Subject:    la typo en danger!
Date:    Sat, 26 Sep 1998 07:51:11 -0400
From:    JD Rondinet <100412.3664@xxxxxxxxxxxxxx>

     Que sera le Livre de demain ? C'est la troublante question que se
posent les passionnés de l'art typographique.
     Aurons-nous une réaction contre le péril actuel ? Une renaissance, une
rénovation se produira-t-elle ? Comprendra-t-on qu'il faut sauver le Livre
de la décadence artistique où l'entraîne le progrès tel que nombre
d'éditeurs, certains imprimeurs le comprennent ? Notre art est-il appelé à
dégénérer en un métier vulgaire, et la pensée se doit-elle résigner à
n'être plus fixée qu'avec grossièreté, sans noblesse ? Le « tape-à-l' il »
doit-il être la seule préoccupation des éditeurs futurs ?
     S'il en devait être ainsi, c'en serait fait du Livre en France, et
cette déchéance entraînerait notre affaissement moral. L'esprit français
accompagnerait le Livre en son tombeau.
     C'est avec angoisse qu'on songe à tout cela ; on sent l'impérieux
besoin de réagir pendant qu'il est temps encore, de s'arrêter, au moins,
sur la pente dangereuse où l'on est entraîné.
     Le peut-on ? Oui, si l'on comprend bien le danger. Oui, si on le veut
vraiment. Oui, si on joint la clairvoyance au désintéressement momentané
pour reconnaître les écueils et les éviter.
     On peut faire encore de beaux livres ; les leçons du passé ne sont pas
oubliées, les bons typographes, les typographes de la vieille école, les
imprimeurs de science et de goût sont nombreux encore. Qu'on leur donne des
livres dignes de ce nom à établir, et leurs presses, plus précises que
jamais, les imprimeront avec une perfection absolue. Ils les sauront aussi
composer de la bonne manière. Ils seront heureux d'appliquer des règles
typographiques que tant de glorieux monuments consacrèrent ; ils
éprouveront de la joie à parer d'un texte impeccable des gravures que le
burin aura fait vivre  ; ils auront un plaisir infini à confier leur  uvre
savamment édifiée à des papiers purs qui en assureront l'éternité.

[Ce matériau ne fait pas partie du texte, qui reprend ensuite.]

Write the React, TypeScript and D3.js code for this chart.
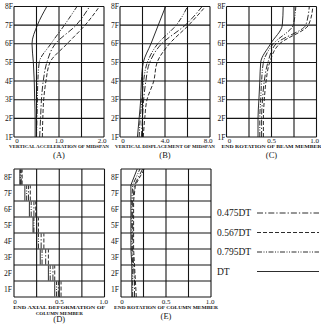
import React from 'react';
import * as d3 from 'd3';

// ---- data ----
const floors = [1, 2, 3, 4, 5, 6, 7, 8];
const floorLabels = ['1F', '2F', '3F', '4F', '5F', '6F', '7F', '8F'];
const levels = [0, 1, 2, 3, 4, 5, 6, 7, 8];
const seriesNames = ['0.475DT', '0.567DT', '0.795DT', 'DT'];

// (A) vertical acceleration of midspan
const acc475 = [0.57, 0.59, 0.61, 0.65, 0.73, 0.92, 1.38, 1.68];
const acc567 = [0.63, 0.64, 0.66, 0.71, 0.8, 1.18, 1.58, 1.9];
const acc795 = [0.5, 0.51, 0.52, 0.53, 0.56, 0.82, 1.12, 1.4];
const accDT = [0.47, 0.47, 0.46, 0.45, 0.43, 0.4, 0.52, 0.73];
const accTicks = ['0', '1.0', '2.0'];

// (B) vertical displacement of midspan
const disp475 = [1.9, 2.0, 2.1, 2.3, 2.64, 3.7, 5.8, 7.3];
const disp567 = [2.07, 2.2, 2.4, 3.0, 3.3, 4.4, 6.1, 7.6];
const disp795 = [1.7, 1.8, 1.95, 2.1, 2.43, 3.35, 5.0, 6.0];
const dispDT = [1.55, 1.7, 1.84, 1.9, 2.07, 2.75, 3.4, 4.05];
const dispTicks = ['0', '4.0', '8.0'];

// (C) end rotation of beam member
const rot475 = [0.39, 0.39, 0.4, 0.42, 0.46, 0.55, 0.88, 0.92];
const rot567 = [0.41, 0.41, 0.42, 0.44, 0.48, 0.59, 0.91, 0.96];
const rot795 = [0.37, 0.37, 0.38, 0.39, 0.41, 0.52, 0.74, 0.77];
const rotDT = [0.35, 0.35, 0.36, 0.37, 0.38, 0.49, 0.62, 0.63];
const unitTicks = ['0', '0.5', '1.0'];

// (D) end axial deformation of column member (per storey)
const axl475 = [0.49, 0.43, 0.35, 0.3, 0.25, 0.22, 0.16, 0.08];
const axl567 = [0.52, 0.45, 0.38, 0.33, 0.27, 0.24, 0.18, 0.09];
const axl795 = [0.47, 0.4, 0.31, 0.27, 0.22, 0.19, 0.14, 0.07];
const axlDT = [0.45, 0.38, 0.29, 0.25, 0.21, 0.17, 0.12, 0.065];

// (E) end rotation of column member (at storey boundaries)
const col475 = [0.15, 0.15, 0.14, 0.13, 0.13, 0.13, 0.13, 0.15, 0.24];
const col567 = [0.17, 0.16, 0.15, 0.14, 0.14, 0.14, 0.14, 0.16, 0.26];
const col795 = [0.13, 0.13, 0.13, 0.12, 0.12, 0.12, 0.12, 0.13, 0.21];
const colDT = [0.12, 0.12, 0.12, 0.11, 0.11, 0.11, 0.11, 0.11, 0.18];

const dashes = ['6,2,1.3,2', '4,2', '5,1.5,1,1.5,1,1.5', null];

const INK = '#151515';
const FONT = '"Liberation Serif", "Times New Roman", serif';

type ProfileProps = {
  x0: number; x1: number; y0: number; y1: number;
  max: number; ticks: string[]; series: number[][];
  title: string; letter: string;
};

function ProfilePanel({ x0, x1, y0, y1, max, ticks, series, title, letter }: ProfileProps) {
  const x = d3.scaleLinear().domain([0, max]).range([x0, x1]);
  const y = d3.scaleLinear().domain([1, 8]).range([y1, y0]);
  const gridX = d3.range(0, max + 1e-9, max / 4);
  const line = d3.line<number>()
    .x((d) => x(d))
    .y((_, i) => y(floors[i]))
    .curve(d3.curveMonotoneY);
  const mid = (x0 + x1) / 2;
  return (
    <g>
      {floors.map((f) => (
        <line key={'h' + f} x1={x0} x2={x1} y1={y(f)} y2={y(f)} stroke={INK} strokeWidth={1.1} />
      ))}
      {gridX.map((v) => (
        <line key={'v' + v} x1={x(v)} x2={x(v)} y1={y0} y2={y1} stroke={INK} strokeWidth={1.1} />
      ))}
      {floors.map((f, i) => (
        <text key={'l' + f} x={x0 - 1} y={y(f) + 2.5} fontSize={7.5} textAnchor="end" fontFamily={FONT} fill={INK}>
          {floorLabels[i]}
        </text>
      ))}
      <text x={x(0) + 3} y={y1 + 5.5} fontSize={7} textAnchor="middle" fontFamily={FONT} fill={INK}>{ticks[0]}</text>
      <text x={x(max / 2)} y={y1 + 5.5} fontSize={7} textAnchor="middle" fontFamily={FONT} fill={INK}>{ticks[1]}</text>
      <text x={x(max) - 2} y={y1 + 5.5} fontSize={7} textAnchor="middle" fontFamily={FONT} fill={INK}>{ticks[2]}</text>
      {series.map((s, k) => (
        <path key={'s' + k} d={line(s) || ''} fill="none" stroke={INK} strokeWidth={0.9}
          strokeDasharray={dashes[k] || undefined} />
      ))}
      <text x={mid} y={y1 + 11} fontSize={5} textAnchor="middle" fontFamily={FONT} fill={INK}
        textLength={x1 - x0 + 10} lengthAdjust="spacingAndGlyphs" fontWeight="bold">{title}</text>
      <text x={mid} y={y1 + 20.5} fontSize={8.5} textAnchor="middle" fontFamily={FONT} fill={INK}>{letter}</text>
    </g>
  );
}

type BandProps = {
  x0: number; x1: number; y0: number; y1: number;
  series: number[][]; mode: 'storey' | 'level';
  titles: string[]; letter: string; letterY: number; titleW: number;
};

function BandPanel({ x0, x1, y0, y1, series, mode, titles, letter, letterY, titleW }: BandProps) {
  const x = d3.scaleLinear().domain([0, 1]).range([x0, x1]);
  const y = d3.scaleLinear().domain([0, 8]).range([y1, y0]);
  const gridX = d3.range(0, 1.0001, 0.25);
  const mid = (x0 + x1) / 2;
  const line = d3.line<number>()
    .x((d) => x(d))
    .y((_, i) => y(levels[i]))
    .curve(d3.curveLinear);
  return (
    <g>
      {levels.map((l) => (
        <line key={'h' + l} x1={x0} x2={x1} y1={y(l)} y2={y(l)} stroke={INK} strokeWidth={1.1} />
      ))}
      {gridX.map((v) => (
        <line key={'v' + v} x1={x(v)} x2={x(v)} y1={y0} y2={y1} stroke={INK} strokeWidth={1.1} />
      ))}
      {floors.map((f, i) => (
        <text key={'l' + f} x={x0 - 2} y={y(f - 0.5) + 2.5} fontSize={7.5} textAnchor="end" fontFamily={FONT} fill={INK}>
          {floorLabels[i]}
        </text>
      ))}
      <text x={x(0) + 1} y={y1 + 6.5} fontSize={7} textAnchor="middle" fontFamily={FONT} fill={INK}>{unitTicks[0]}</text>
      <text x={x(0.5)} y={y1 + 6.5} fontSize={7} textAnchor="middle" fontFamily={FONT} fill={INK}>{unitTicks[1]}</text>
      <text x={x(1) - 1} y={y1 + 6.5} fontSize={7} textAnchor="middle" fontFamily={FONT} fill={INK}>{unitTicks[2]}</text>
      {mode === 'storey'
        ? series.map((s, k) =>
            s.map((v, i) => (
              <line key={'s' + k + '-' + i} x1={x(v)} x2={x(v)} y1={y(floors[i] - 1) - 0.5} y2={y(floors[i]) + 0.5}
                stroke={INK} strokeWidth={0.9} strokeDasharray={dashes[k] || undefined} />
            )))
        : series.map((s, k) => (
            <path key={'s' + k} d={line(s) || ''} fill="none" stroke={INK} strokeWidth={0.9}
              strokeDasharray={dashes[k] || undefined} />
          ))}
      {titles.map((t, i) => (
        <text key={'t' + i} x={mid} y={y1 + 12 + i * 5.5} fontSize={5} textAnchor="middle" fontFamily={FONT} fill={INK}
          fontWeight="bold" textLength={i === 0 ? titleW : undefined} lengthAdjust="spacingAndGlyphs">{t}</text>
      ))}
      <text x={mid} y={letterY} fontSize={8.5} textAnchor="middle" fontFamily={FONT} fill={INK}>{letter}</text>
    </g>
  );
}

export default function App() {
  const legendY = [213, 232.5, 252, 271.5];
  return (
    <svg width={321} height={328} style={{ position: 'absolute', left: 0, top: 0, background: '#fff' }}>
      <rect width={321} height={328} fill="#fff" />
      <ProfilePanel x0={14} x1={104} y0={6.5} y1={137} max={2} ticks={accTicks}
        series={[acc475, acc567, acc795, accDT]} title="VERTICAL ACCELERATION OF MIDSPAN" letter="(A)" />
      <ProfilePanel x0={120} x1={210} y0={6.5} y1={137} max={8} ticks={dispTicks}
        series={[disp475, disp567, disp795, dispDT]} title="VERTICAL DISPLACEMENT OF MIDSPAN" letter="(B)" />
      <ProfilePanel x0={226.5} x1={316.5} y0={6.5} y1={137} max={1} ticks={unitTicks}
        series={[rot475, rot567, rot795, rotDT]} title="END ROTATION OF BEAM MEMBER" letter="(C)" />
      <BandPanel x0={14} x1={104.5} y0={169} y1={297} mode="storey"
        series={[axl475, axl567, axl795, axlDT]} titles={['END AXIAL DEFORMATION OF', 'COLUMN MEMBER']}
        letter="(D)" letterY={322} titleW={92} />
      <BandPanel x0={121} x1={211} y0={169} y1={297} mode="level"
        series={[col475, col567, col795, colDT]} titles={['END ROTATION OF COLUMN MEMBER']}
        letter="(E)" letterY={318.5} titleW={104} />
      {seriesNames.map((n, k) => (
        <g key={n}>
          <text x={217} y={legendY[k] + 3.3} fontSize={9.5} fontFamily={FONT} fill={INK}>{n}</text>
          <line x1={257} x2={319} y1={legendY[k]} y2={legendY[k]} stroke={INK} strokeWidth={0.9}
            strokeDasharray={dashes[k] || undefined} />
        </g>
      ))}
    </svg>
  );
}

     Les imprimeurs, les éditeurs conscients de leur mission artistique,
ont su déjà résister à l'élément le plus dangereux de la décadence promise
au livre. Ils ont rejeté la composition mécanique inférieure fatalement,
indigne de collaborer à la confection des vrais livres. Nous voulons
insister sur cette insinuante invention, suffisante peut-être pour les
publications éphémères, mais menaçante pour le livre ; l'art typographique
dont elle entraînerait la fin doit se défendre contre ses imaginaires
séductions.
     Le machinisme s'insinue où il ne devrait jamais paraître. Le geste du
typographe assemblant les mots, les phrases jaillies du cerveau des
penseurs, des apôtres de l'Idée en qui est toute la noblesse de l'espèce,
ce geste que tant de grands esprits, d'hommes éminents n'ont pas craint de
répéter au printemps de leur vie, qu'ils rappelaient avec orgueil quand la
plume leur fit abandonner le composteur, ce geste raisonné, conscient du
typographe, on le voudrait supprimer aujourd'hui.
      Plus de casses, plus de compositeurs, plus de caractères étudiés et
fondus avec soin. Non ! voici que les ingénieurs d'outre-mer nous veulent
imposer leurs lois, en tentant de détruire chez les Français lettrés ce qui
fait leur force et leur séduction ; ils cherchent à substituer à l'art, que
tant de générations contribuèrent à faire glorieux et parfait, une
esthétique de fer et d'acier ; ils veulent enfermer la pensée entre les
bâtis d'une machine parmi les bras, les leviers, les engrenages.
     Il est des bornes à l'emploi de la mécanique, aussi impuissante à
produire des textes typographiques équilibrés qu'à se substituer à
l'artiste-peintre dans l'exécution d'un tableau. On lui doit demander des
besognes moins nobles, plus prosaïques. La mécanique triomphe dans
l'industrie ; elle ne peut, sans prétention, rechercher d' autres succès.
Sa seule fonction est de produire rapidement; il est des cas où cette
qualité est appréciable : la perfection typographique lui est interdite.
_____________________________________________________ 
      · Les mots « directeur artistique », « erreur PostScript », « agence
de pub » ou « XPress » n'ont pas été employés une seule fois dans ce texte.
Il a été écrit en 1908 (!) par Pierre Cuchet (« Etude sur les machines à
composer et l'esthétique du livre »).